= Gunnar Gundersen (chess player) =

Australian chess player

Gunnar Gundersen (11 March 1882 in Bordeaux – 9 February 1943 in Melbourne) was an Australian chess master.

Born in Bordeaux, France, he was raised in Melbourne, Australia, where his Norwegian father was the Scandinavian consul. Gundersen started to play chess at his first year of study at Melbourne University in 1902. He would eventually become a professor of mathematics at the same university.

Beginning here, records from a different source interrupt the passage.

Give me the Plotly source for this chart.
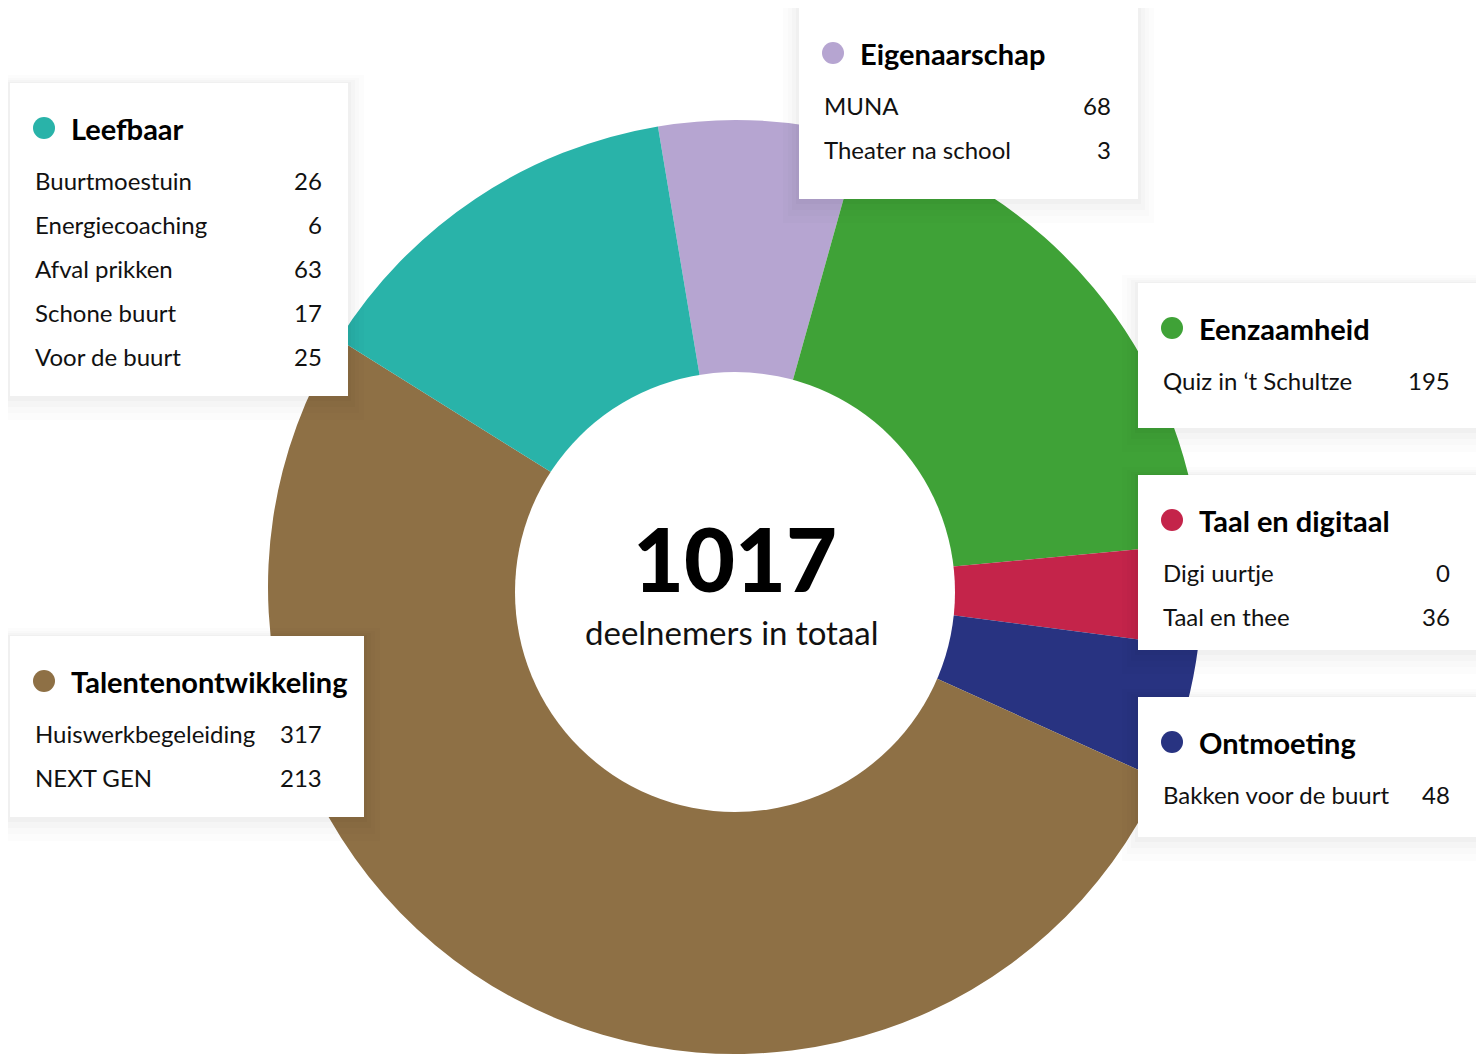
import plotly.graph_objects as go

W, H = 1484, 1054
OFF = 8  # page body margin offset

# ---- data ----
groups = ["Eigenaarschap", "Eenzaamheid", "Taal en digitaal", "Ontmoeting", "Talentenontwikkeling", "Leefbaar"]
colors = ["#B6A5D1", "#3FA237", "#C4244A", "#283381", "#8E7045", "#29B3A9"]
eigenaarschap_items = ["MUNA", "Theater na school"]
eigenaarschap_vals = [68, 3]
eenzaamheid_items = ["Quiz in \u2018t Schultze"]
eenzaamheid_vals = [195]
taal_items = ["Digi uurtje", "Taal en thee"]
taal_vals = [0, 36]
ontmoeting_items = ["Bakken voor de buurt"]
ontmoeting_vals = [48]
talenten_items = ["Huiswerkbegeleiding", "NEXT GEN"]
talenten_vals = [317, 213]
leefbaar_items = ["Buurtmoestuin", "Energiecoaching", "Afval prikken", "Schone buurt", "Voor de buurt"]
leefbaar_vals = [26, 6, 63, 17, 25]
center_label = "deelnemers in totaal"

items = [eigenaarschap_items, eenzaamheid_items, taal_items, ontmoeting_items, talenten_items, leefbaar_items]
vals = [eigenaarschap_vals, eenzaamheid_vals, taal_vals, ontmoeting_vals, talenten_vals, leefbaar_vals]
totals = [sum(v) for v in vals]
grand_total = sum(totals)

# ---- layout of cards (pixel: left, top, width, height) ----
cards = {
    "Eigenaarschap": (799, 8, 339, 191),
    "Eenzaamheid": (1138, 283, 339, 145),
    "Taal en digitaal": (1138, 475, 339, 175),
    "Ontmoeting": (1138, 697, 339, 140),
    "Talentenontwikkeling": (10, 636, 354, 181),
    "Leefbaar": (10, 83, 338, 313),
}

FONT = "Lato"

def px(x):
    return (x - OFF) / W

def py(y):
    return 1 - (y - OFF) / H

fig = go.Figure()
cx, cy, R = 735, 587, 467
fig.add_trace(go.Pie(
    labels=groups, values=totals, sort=False, direction="clockwise",
    rotation=-9.5, hole=0.4,
    marker=dict(colors=colors, line=dict(width=0)),
    textinfo="none", hoverinfo="skip", showlegend=False,
    domain=dict(x=[px(cx - R), px(cx + R)], y=[max(0, py(cy + R)), py(cy - R)]),
))

shapes = []
annotations = []

# white centre disc
hcx, hcy, hr = 735, 592, 220
shapes.append(dict(type="circle", xref="paper", yref="paper",
                   x0=px(hcx - hr), x1=px(hcx + hr), y0=py(hcy + hr), y1=py(hcy - hr),
                   fillcolor="white", line=dict(width=0), layer="above"))

for g, col, its, vs in zip(groups, colors, items, vals):
    L, T, Wc, Hc = cards[g]
    # soft shadow
    for spread, dy, op in [(16, 8, 0.010), (11, 6, 0.012), (7, 4, 0.015), (3, 2, 0.02)]:
        shapes.append(dict(type="rect", xref="paper", yref="paper",
                           x0=px(L - spread), x1=px(L + Wc + spread),
                           y0=py(T + Hc + spread + dy), y1=py(T - spread + dy),
                           fillcolor="black", opacity=op, line=dict(width=0), layer="above"))
    shapes.append(dict(type="rect", xref="paper", yref="paper",
                       x0=px(L), x1=px(L + Wc), y0=py(T + Hc), y1=py(T),
                       fillcolor="white", line=dict(width=0), layer="above"))
    # dot
    dcx, dcy, r = L + 34, T + 45, 11
    shapes.append(dict(type="circle", xref="paper", yref="paper",
                       x0=px(dcx - r), x1=px(dcx + r), y0=py(dcy + r), y1=py(dcy - r),
                       fillcolor=col, line=dict(width=0), layer="above"))
    annotations.append(dict(xref="paper", yref="paper", x=px(L + 59), y=py(T + 45),
                            text="<b>" + g + "</b>", showarrow=False, xanchor="left", yanchor="middle",
                            font=dict(family=FONT, size=29, color="#000000", weight=900)))
    for k, (it, v) in enumerate(zip(its, vs)):
        yy = T + 97 + 44 * k
        annotations.append(dict(xref="paper", yref="paper", x=px(L + 23), y=py(yy),
                                text=it, showarrow=False, xanchor="left", yanchor="middle",
                                font=dict(family=FONT, size=24, color="#111111")))
        annotations.append(dict(xref="paper", yref="paper", x=px(L + 314), y=py(yy),
                                text=str(v), showarrow=False, xanchor="right", yanchor="middle",
                                font=dict(family=FONT, size=24, color="#111111")))

annotations.append(dict(xref="paper", yref="paper", x=px(cx), y=py(558),
                        text=str(grand_total), showarrow=False,
                        xanchor="center", yanchor="middle",
                        font=dict(family=FONT, size=88, color="#000000", weight=900)))
annotations.append(dict(xref="paper", yref="paper", x=px(cx - 3), y=py(632),
                        text=center_label, showarrow=False,
                        xanchor="center", yanchor="middle",
                        font=dict(family=FONT, size=33, color="#111111")))

fig.update_layout(width=W, height=H, margin=dict(l=0, r=0, t=0, b=0),
                  paper_bgcolor="white", plot_bgcolor="white",
                  shapes=shapes, annotations=annotations)

fig.write_html("out.html", config={"displayModeBar": False})
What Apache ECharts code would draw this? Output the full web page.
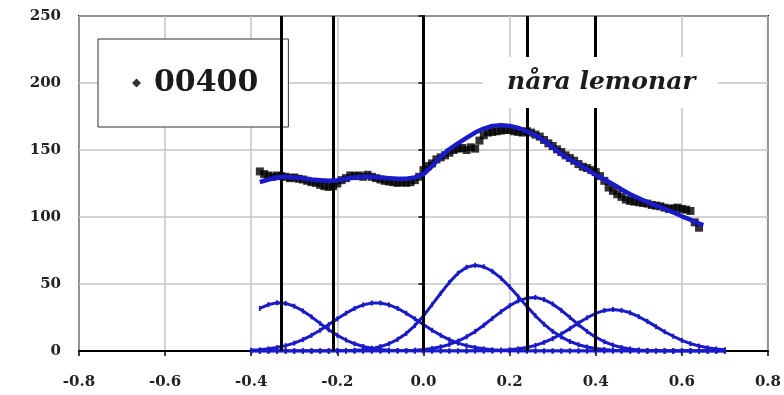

He participated in the Mannheim 1914 chess tournament (the 19th DSB Congress, 19. Kongreß des Deutschen Schachbundes), scoring 2.5/10 in the Main tournament (Hauptturnier A) before the outbreak of World War I stopped the event on 1 August 1914. The Morning Post of 14 September gave an account of the Australian, Gundersen. "There was a hurried pro-rata distribution of the prize-fund, in which those who happened to be present participated, and Mr. Gundersen himself succeeded in getting away to Christiana [now Oslo] at a cost of semi-starvation and extraordinary fatigue, for the train was six days on what should have been a 36 hours' journey, and during that time he had only two meals and ten hours sleep".

Gundersen won the Victorian State Championship in 1907, 1908, 1912, 1913, 1915, 1916, 1917, 1918, 1919, 1920, 1922 and 1929; won the Pietzcker Christmas Tournament in Melbourne in 1925/26 and 1926/27; and won the New Zealand Chess Championship at Wanganui 1929/30 and Napier 1931/32.